Simonsohn’s argument applies whenever the various different studies in a meta-analysis are studying different phenomena, or at least measuring the same phenomenon in different ways. It’s this variety of effects that could give rise to a variety of predicted effect sizes. Simonsohn uses this meta-analysis about the “bilingual advantage” in cognition as an example, noting that it “includes quite different studies; some studied how well young adults play Simon, others at what age people got Alzheimer’s.”
Simonsohn’s conclusion is that we shouldn’t do a funnel plot with a meta-analysis like this, but I wonder if we should be doing a meta-analysis like this in the first place?
Is meta-analysis an appropriate tool for synthesizing evidence from methodologically diverse studies?
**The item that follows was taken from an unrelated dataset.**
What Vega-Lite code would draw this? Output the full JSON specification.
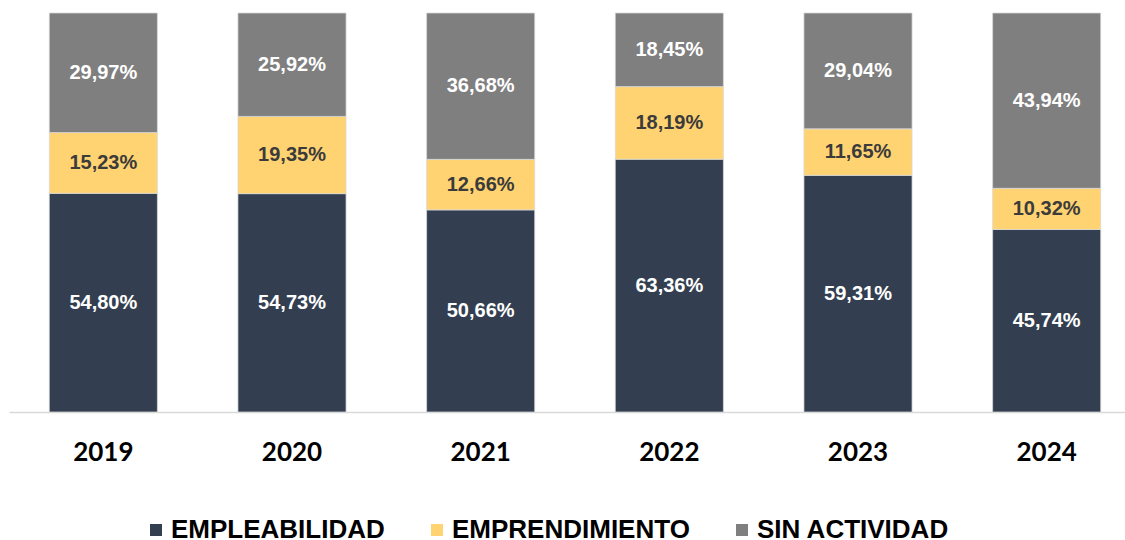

Can we really compare apples and oranges and throw them all into the same statistical juicer?
The “comparing apples and oranges” debate around meta-analysis is an old one, but I think that researchers today often gloss over this issue.
For instance, in psychology and neuroscience there seems to be a culture of “thematic meta-analysis” – i.e. a meta-analysis is used to “sum up” all of the often diverse research addressing a particular theme. I’m not sure that meta-analysis is the best tool for this. In many cases, it would make more sense to just rely on a narrative review, that is, to just write about the various studies.
We also see the phenomenon of “meta-analytic warfare” – one side in a controversy will produce a meta-analysis of the evidence, and then their opponents will reply with a different one, and so on back and forth. These wars can go on for years, as the two sides accuse each other of wrongly including or excluding certain studies. My concern is that the question of which studies to include has no right answer in the case of a “theme” meta-analysis, because a theme is a vague concept not a clearly-defined grouping.